There was also the inexorable rise of dual-cab utes and SUVs up the sales charts, and a bevy of hot performance metal arriving on Australian shores too. Which ones got the most attention? Here’s part one of our 2017 road test recap.
No surprises here. The Stinger was a major traffic-getter, with tens of thousands of Wheels readers itching to find out what Kia’s first attempt at a rear-wheel drive performance sedan – and a quasi-luxurious one at that – was like.
Whether you admire Kia’s ambition or you’re simply curious whether a Korean underdog can beat established rear-drive marques like Ford, Holden (or even BMW) at their own game, the message was clear: the Kia Stinger commands interest.
Reckon the BMW 3 Series range could use something to plug the gap between the fast-yet-sensible 350i and the utterly manic M3? BMW certainly thinks so, and to answer that call it developed a range of go-faster bits under the M Performance banner for its six-cylinder executive sled.

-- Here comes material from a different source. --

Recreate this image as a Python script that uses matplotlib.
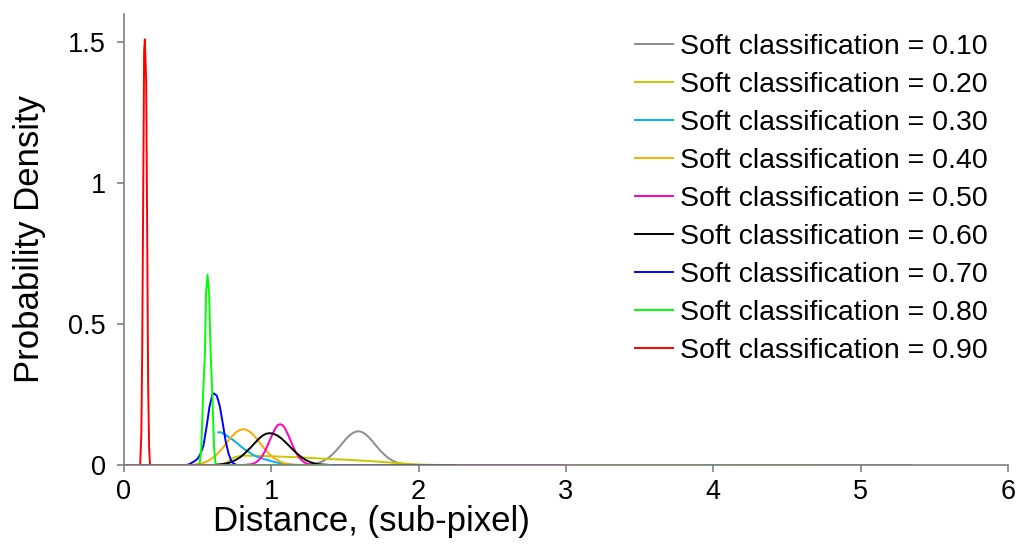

Does bolting on some performance parts taint the 340i, or does it elevate it to near-M3 status? Have a read of our 340i M Performance review – tens of thousands of other Aussies already have.
Like it or loathe it (probably the latter, if our Facebook comments are anything to go by), the Toyota Camry is a major contributor to Toyota Australia’s bottom line. It may not tickle the fancy of all you rabid petrolheads out there, but it’s the very epitome of “dependable motoring” for the masses.
An all-new Camry is now here, and it’s the first one on local sale to be built outside of Australia in over three decades. Now sourced from Japan, our site statistics suggest that you lot are pretty keen on seeing if the 2018 Camry shapes up as a quality mid-sizer.
The Camry wasn’t the only new mainstream metal to make a major move away from local manufacture this year. The Commodore, for so long Holden’s locally-assembled large car hero and a mainstay of its showrooms, stopped rolling down the company’s Elizabeth assembly plant just two months ago, much to the displeasure of this country’s motoring fans.
The nameplate isn’t going anywhere though. Now fully imported from Germany and the UK, the Commodore switches from rear-drive to front-drive and shrinks slightly to roughly mid-size proportions. The sedan is gone, replaced by a hatchback, and there won’t be a V8 for this transverse-engined Commodore.
Even so, our readers were naturally curious about whether the new Commodore lives up to their expectations of the nameplate. This review was always bound to be a popular one.
2017 Ford Ranger Wildtrak vs 2017 Holden Colorado Z71
The Ranger is Ford Australia’s most popular model, believe it or not, and the Colorado currently occupies second place in Holden’s 2017 sales figures. Of course, pitting the two highest-specced versions of both these utes against each other was definitely going to attract more than a few eyeballs.